The success of Anandabazar Patrika and Asoke Sarkar made enemies and there was a price to pay. The assault came during the Emergency and it was directed at the person and the institution, and a vengeful chief minister masterminded it. Anandabazar Patrika and its editor, it seemed during those dark months, were back to their initial years when they had fought the onslaught of the British Indian State. Asoke Sarkar refused to surrender the freedoms that had been won by the paper’s founders and had been guaranteed by the Indian Constitution. Anandabazar Patrika was a victim of the Emergency. It was also, as it had been since its birth, a principal spokesman for the freedom of the press in India.

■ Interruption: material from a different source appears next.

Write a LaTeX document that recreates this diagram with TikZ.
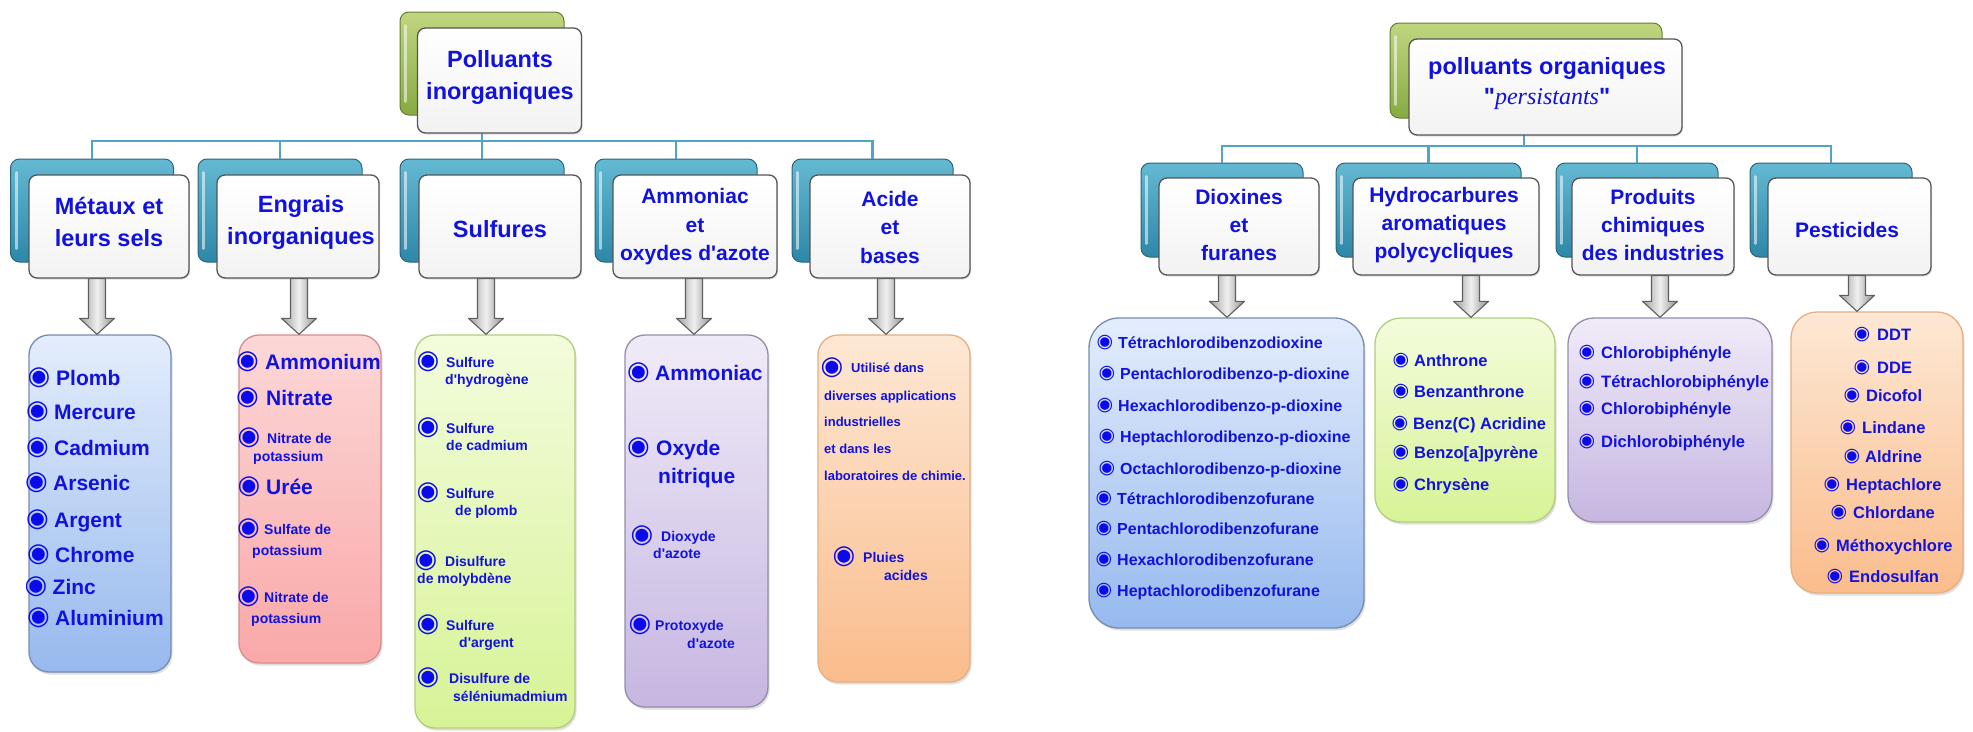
\documentclass[tikz,border=0pt]{standalone}
\usepackage{fontspec}
\setmainfont{Liberation Sans}[Ligatures=TeXOff,BoldFont={* Bold}]
\newfontfamily\tnr{Liberation Serif}[Ligatures=TeXOff]
\newfontfamily\dvsans{DejaVu Sans}
\usetikzlibrary{shadows,calc}
\definecolor{txt}{RGB}{18,18,222}
\definecolor{bulc}{RGB}{10,10,235}
\definecolor{connc}{RGB}{80,165,195}
\definecolor{gtop}{RGB}{192,214,128}
\definecolor{gbot}{RGB}{135,170,65}
\definecolor{gdraw}{RGB}{100,125,50}
\definecolor{btop}{RGB}{100,185,210}
\definecolor{bbot}{RGB}{45,135,168}
\definecolor{bdraw}{RGB}{45,100,125}
\definecolor{fdraw}{RGB}{85,85,85}
\definecolor{lbt}{RGB}{228,237,252}\definecolor{lbb}{RGB}{150,185,238}\definecolor{lbd}{RGB}{120,140,175}
\definecolor{lpt}{RGB}{252,215,215}\definecolor{lpb}{RGB}{250,168,168}\definecolor{lpd}{RGB}{215,140,140}
\definecolor{lgt}{RGB}{243,252,220}\definecolor{lgb}{RGB}{215,243,150}\definecolor{lgd}{RGB}{180,205,125}
\definecolor{lut}{RGB}{240,235,248}\definecolor{lub}{RGB}{198,182,225}\definecolor{lud}{RGB}{150,140,170}
\definecolor{lot}{RGB}{253,232,212}\definecolor{lob}{RGB}{250,188,140}\definecolor{lod}{RGB}{230,175,130}
\definecolor{arrd}{RGB}{95,95,95}
\tikzset{
  greenb/.style={draw=gdraw, line width=1pt, rounded corners=9pt, top color=gtop, bottom color=gbot, inner sep=0},
  blueb/.style={draw=bdraw, line width=1pt, rounded corners=9pt, top color=btop, bottom color=bbot, inner sep=0},
  frontb/.style={draw=fdraw, line width=1.3pt, rounded corners=8pt, top color=white, bottom color=black!5, inner sep=0,
     drop shadow={shadow xshift=1pt, shadow yshift=-1.5pt, opacity=.25}},
  ttl/.style={align=center, text=txt, inner sep=0, font=\bfseries},
  conn/.style={draw=connc, line width=2.5pt},
  lbox/.style={line width=1.3pt, inner sep=0, drop shadow={shadow xshift=1.5pt, shadow yshift=-2.5pt, opacity=.25}},
  lblue/.style={lbox, rounded corners=20pt, draw=lbd, top color=lbt, bottom color=lbb},
  lpink/.style={lbox, rounded corners=20pt, draw=lpd, top color=lpt, bottom color=lpb},
  lgreen/.style={lbox, rounded corners=20pt, draw=lgd, top color=lgt, bottom color=lgb},
  lpurple/.style={lbox, rounded corners=20pt, draw=lud, top color=lut, bottom color=lub},
  lorange/.style={lbox, rounded corners=20pt, draw=lod, top color=lot, bottom color=lob},
  blockarrow/.style={draw=arrd, line width=1.1pt, left color=black!38, right color=black!45, middle color=black!6, line join=round},
  itm/.style={anchor=base west, inner sep=0, text=txt},
  bul/.style={anchor=center, inner sep=0, text=bulc},
}
\newcommand{\itm}[7]{%
  \node[bul, font=\fontsize{#6}{#6}\dvsans] (#1b) at (#2,#4) {◉};
  \node[itm, font=\fontsize{#5}{#5}\selectfont\bfseries] (#1) at (#3,{#4+0.36*#5}) {#7};}
\newcommand{\cnt}[5]{%
  \node[itm, font=\fontsize{#4}{#4}\selectfont\bfseries] (#1) at (#2,{#3+0.36*#4}) {#5};}
\newcommand{\barrow}[3]{% #1 x-coordinate, #2 top node, #3 list node
  \draw[blockarrow] let \p1=(#1 |- #2.south), \p2=(#1 |- #3.north) in
    (\x1-8.5pt,\y1) -- (\x1+8.5pt,\y1) -- (\x1+8.5pt,\y2+16pt) -- (\x1+17.5pt,\y2+16pt) --
    (\x1,\y2) -- (\x1-17.5pt,\y2+16pt) -- (\x1-8.5pt,\y2+16pt) -- cycle;}
\newcommand{\hilite}[1]{%
  \draw[white, opacity=.55, line width=3pt, line cap=round]
    ([xshift=6pt,yshift=-14pt]#1.north west) -- ([xshift=6pt,yshift=14pt]#1.south west);}
\begin{document}
\begin{tikzpicture}[x=1pt,y=-1pt]
\useasboundingbox (0,0) rectangle (1973,731);
\fill[white] (0,0) rectangle (1973,731);

% ================= LEFT =================
\coordinate (busL) at (482,141);
\node[blueb, minimum width=163, minimum height=103] (c1b) at (92,210.5) {};
\node[blueb, minimum width=164, minimum height=103] (c2b) at (280,210.5) {};
\node[blueb, minimum width=164, minimum height=103] (c3b) at (482,210.5) {};
\node[blueb, minimum width=162, minimum height=103] (c4b) at (676,210.5) {};
\node[blueb, minimum width=161, minimum height=103] (c5b) at (872.5,210.5) {};
\foreach \n in {c1b,c2b,c3b,c4b,c5b} {\hilite{\n}}
\node[greenb, minimum width=164, minimum height=103] (rootLb) at (482,63.5) {};
\hilite{rootLb}
\draw[conn] (rootLb.center |- busL) -- (rootLb.center |- 0,132);
\foreach \n in {c1b,c2b,c3b,c4b,c5b} {\draw[conn] (\n.north) |- (busL);}
\node[frontb, minimum width=164, minimum height=105] (rootLf) at (499.5,80.5) {};
\node[ttl, font=\fontsize{23.5}{32}\selectfont\bfseries] (rootLt) at (500,77) {Polluants\\inorganiques};

\node[frontb, minimum width=160, minimum height=103] (c1f) at (109,226.5) {};
\node[frontb, minimum width=162, minimum height=103] (c2f) at (298,226.5) {};
\node[frontb, minimum width=162, minimum height=103] (c3f) at (500,226.5) {};
\node[frontb, minimum width=164, minimum height=103] (c4f) at (695,226.5) {};
\node[frontb, minimum width=160, minimum height=103] (c5f) at (890,226.5) {};
\node[ttl, font=\fontsize{23.5}{32}\selectfont\bfseries] (c1t) at (109,222) {Métaux et\\leurs sels};
\node[ttl, font=\fontsize{23.5}{32}\selectfont\bfseries] (c2t) at (301,222) {Engrais\\inorganiques};
\node[ttl, font=\fontsize{23.5}{32}\selectfont\bfseries] (c3t) at (500,229) {Sulfures};
\node[ttl, font=\fontsize{21}{28.5}\selectfont\bfseries] (c4t) at (695,227) {Ammoniac\\et\\oxydes d'azote};
\node[ttl, font=\fontsize{21}{28.5}\selectfont\bfseries] (c5t) at (890,227) {Acide\\et\\bases};

\node[lblue, minimum width=142, minimum height=337] (l1) at (100,503.5) {};
\node[lpink, minimum width=142, minimum height=328] (l2) at (310,499) {};
\node[lgreen, minimum width=160, minimum height=393] (l3) at (495,531.5) {};
\node[lpurple, minimum width=143, minimum height=372] (l4) at (696.5,521) {};
\node[lorange, minimum width=152, minimum height=347] (l5) at (894,508.5) {};

\coordinate (a1) at (97,0);
\coordinate (a2) at (299,0);
\coordinate (a3) at (486,0);
\coordinate (a4) at (694,0);
\coordinate (a5) at (886,0);
\barrow{a1}{c1f}{l1}
\barrow{a2}{c2f}{l2}
\barrow{a3}{c3f}{l3}
\barrow{a4}{c4f}{l4}
\barrow{a5}{c5f}{l5}

\itm{i11}{39}{56}{377.5}{21}{26}{Plomb}
\itm{i12}{37.5}{54}{412}{21}{26}{Mercure}
\itm{i13}{37.5}{54}{448}{21}{26}{Cadmium}
\itm{i14}{36.5}{53}{483}{21}{26}{Arsenic}
\itm{i15}{37.5}{54}{520}{21}{26}{Argent}
\itm{i16}{38.5}{55}{555}{21}{26}{Chrome}
\itm{i17}{36}{52.5}{587}{21}{26}{Zinc}
\itm{i18}{38.5}{55}{618}{21}{26}{Aluminium}

\itm{i21}{247.5}{265}{362}{21}{26}{Ammonium}
\itm{i22}{247.5}{266}{398}{21}{26}{Nitrate}
\itm{i23}{249}{267}{438}{14}{26}{Nitrate de}
\cnt{i23c}{253}{456}{14}{potassium}
\itm{i24}{249}{266}{487}{21}{26}{Urée}
\itm{i25}{248.5}{264}{529}{14}{26}{Sulfate de}
\cnt{i25c}{252}{550}{14}{potassium}
\itm{i26}{248.5}{264}{597}{14}{26}{Nitrate de}
\cnt{i26c}{251}{618}{14}{potassium}

\itm{i31}{428}{446}{362}{14}{26}{Sulfure}
\cnt{i31c}{445}{379}{14}{d'hydrogène}
\itm{i32}{428}{446}{428}{14}{26}{Sulfure}
\cnt{i32c}{446}{445}{14}{de cadmium}
\itm{i33}{428}{446}{493}{14}{26}{Sulfure}
\cnt{i33c}{455}{510}{14}{de plomb}
\itm{i34}{426}{445}{561}{14}{26}{Disulfure}
\cnt{i34c}{417}{578}{14}{de molybdène}
\itm{i35}{428}{446}{625}{14}{26}{Sulfure}
\cnt{i35c}{459}{642}{14}{d'argent}
\itm{i36}{428}{449}{678}{14}{26}{Disulfure de}
\cnt{i36c}{453}{696}{14}{séléniumadmium}

\itm{i41}{638.5}{655}{373}{21}{26}{Ammoniac}
\itm{i42}{638.5}{656}{448}{21}{26}{Oxyde}
\cnt{i42c}{658}{476}{21}{nitrique}
\itm{i43}{642}{661}{536}{14}{26}{Dioxyde}
\cnt{i43c}{653}{553}{14}{d'azote}
\itm{i44}{640}{655}{625}{14}{26}{Protoxyde}
\cnt{i44c}{687}{643}{14}{d'azote}

\itm{i51}{832}{851}{368}{13}{26}{Utilisé dans}
\cnt{i51c}{824}{396}{13}{diverses applications}
\cnt{i51d}{824}{422}{13}{industrielles}
\cnt{i51e}{824}{449}{13}{et dans les}
\cnt{i51f}{824}{476}{13}{laboratoires de chimie.}
\itm{i52}{844}{863}{557}{14}{26}{Pluies}
\cnt{i52c}{884}{575}{14}{acides}

% ================= RIGHT =================
\coordinate (busR) at (1524,146);
\node[blueb, minimum width=162, minimum height=94] (d1b) at (1222,210) {};
\node[blueb, minimum width=185, minimum height=94] (d2b) at (1428.5,210) {};
\node[blueb, minimum width=162, minimum height=94] (d3b) at (1637,210) {};
\node[blueb, minimum width=162, minimum height=94] (d4b) at (1831,210) {};
\foreach \n in {d1b,d2b,d3b,d4b} {\hilite{\n}}
\node[greenb, minimum width=272, minimum height=95] (rootRb) at (1526,70.5) {};
\hilite{rootRb}
\draw[conn] (busR) -- (busR |- 0,135);
\foreach \n in {d1b,d2b,d3b,d4b} {\draw[conn] (\n.north) |- (busR);}
\node[frontb, minimum width=273, minimum height=96] (rootRf) at (1545.5,87) {};
\node[ttl, font=\fontsize{23.5}{30}\selectfont\bfseries] (rootRt) at (1547,84)
  {polluants organiques\\"{\tnr\mdseries\itshape\fontsize{24}{30}\selectfont persistants}"};

\node[frontb, minimum width=160, minimum height=97] (d1f) at (1239,226.5) {};
\node[frontb, minimum width=186, minimum height=97] (d2f) at (1446,226.5) {};
\node[frontb, minimum width=162, minimum height=97] (d3f) at (1653,226.5) {};
\node[frontb, minimum width=163, minimum height=97] (d4f) at (1849.5,226.5) {};
\node[ttl, font=\fontsize{21}{28}\selectfont\bfseries] (d1t) at (1239,225) {Dioxines\\et\\furanes};
\node[ttl, font=\fontsize{21}{28}\selectfont\bfseries] (d2t) at (1444,225) {Hydrocarbures\\aromatiques\\polycycliques};
\node[ttl, font=\fontsize{21}{28}\selectfont\bfseries] (d3t) at (1653,225) {Produits\\chimiques\\des industries};
\node[ttl, font=\fontsize{21}{28}\selectfont\bfseries] (d4t) at (1847,230) {Pesticides};

\node[lblue, rounded corners=30pt, minimum width=275, minimum height=310] (r1) at (1226.5,473) {};
\node[lgreen, rounded corners=26pt, minimum width=180, minimum height=204] (r2) at (1465,420) {};
\node[lpurple, rounded corners=26pt, minimum width=204, minimum height=204] (r3) at (1670,420) {};
\node[lorange, rounded corners=26pt, minimum width=172, minimum height=281] (r4) at (1877,452.5) {};

\coordinate (a6) at (1227,0);
\coordinate (a7) at (1471,0);
\coordinate (a8) at (1660,0);
\coordinate (a9) at (1857,0);
\barrow{a6}{d1f}{r1}
\barrow{a7}{d2f}{r2}
\barrow{a8}{d3f}{r3}
\barrow{a9}{d4f}{r4}

\itm{j11}{1105}{1118}{343}{16}{19}{Tétrachlorodibenzodioxine}
\itm{j12}{1107}{1120}{374}{16}{19}{Pentachlorodibenzo-p-dioxine}
\itm{j13}{1105}{1118}{406}{16}{19}{Hexachlorodibenzo-p-dioxine}
\itm{j14}{1107}{1120}{437}{16}{19}{Heptachlorodibenzo-p-dioxine}
\itm{j15}{1107}{1120}{469}{16}{19}{Octachlorodibenzo-p-dioxine}
\itm{j16}{1104}{1117}{499}{16}{19}{Tétrachlorodibenzofurane}
\itm{j17}{1104}{1117}{529}{16}{19}{Pentachlorodibenzofurane}
\itm{j18}{1104}{1117}{560}{16}{19}{Hexachlorodibenzofurane}
\itm{j19}{1104}{1117}{591}{16}{19}{Heptachlorodibenzofurane}

\itm{j21}{1401}{1414}{361}{16.5}{19}{Anthrone}
\itm{j22}{1401}{1414}{392}{16.5}{19}{Benzanthrone}
\itm{j23}{1400}{1413}{424}{16.5}{19}{Benz(C) Acridine}
\itm{j24}{1401}{1414}{453}{16.5}{19}{Benzo[a]pyrène}
\itm{j25}{1401}{1414}{485}{16.5}{19}{Chrysène}

\itm{j31}{1587}{1601}{353}{16.5}{19}{Chlorobiphényle}
\itm{j32}{1587}{1601}{382}{16.5}{19}{Tétrachlorobiphényle}
\itm{j33}{1587}{1601}{409}{16.5}{19}{Chlorobiphényle}
\itm{j34}{1587}{1601}{442}{16.5}{19}{Dichlorobiphényle}

\itm{j41}{1862}{1877}{335}{16.5}{19}{DDT}
\itm{j42}{1862}{1877}{368}{16.5}{19}{DDE}
\itm{j43}{1852}{1866}{396}{16.5}{19}{Dicofol}
\itm{j44}{1848}{1862}{428}{16.5}{19}{Lindane}
\itm{j45}{1852}{1865}{457}{16.5}{19}{Aldrine}
\itm{j46}{1832}{1846}{485}{16.5}{19}{Heptachlore}
\itm{j47}{1839}{1853}{513}{16.5}{19}{Chlordane}
\itm{j48}{1822}{1836}{546}{16.5}{19}{Méthoxychlore}
\itm{j49}{1835}{1849}{577}{16.5}{19}{Endosulfan}
\end{tikzpicture}
\end{document}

Asoke Sarkar’s advocacy of the freedom of the press was manifest in the many national and international bodies that he led or of which he was a member. These included the Press Trust of India, the Commonwealth Press Union, the International Press Institute, the Indian and Eastern Newspaper Society and others.
As his role in the world of media increased, Asoke Sarkar recognized that his institution could not remain confined only to West Bengal and the Bengali-speaking world. He began the process of entering the English language media space with the publication of the popular weekly, Sunday. The old English newspaper of the group, Hindustan Standard, was completely refashioned to make way for a new English daily, The Telegraph. Unfortunately, Asoke Sarkar did not live long enough to see the triumph of The Telegraph.
He died on February 17, 1983. His death was as sudden as it was untimely. His achievements were many but, perhaps, the most significant one was the manner in which he blended the tradition he inherited with the demands of the contemporary. His legacy, as indeed all legacies are, is rooted in the past. But it is also a challenge to forge ahead.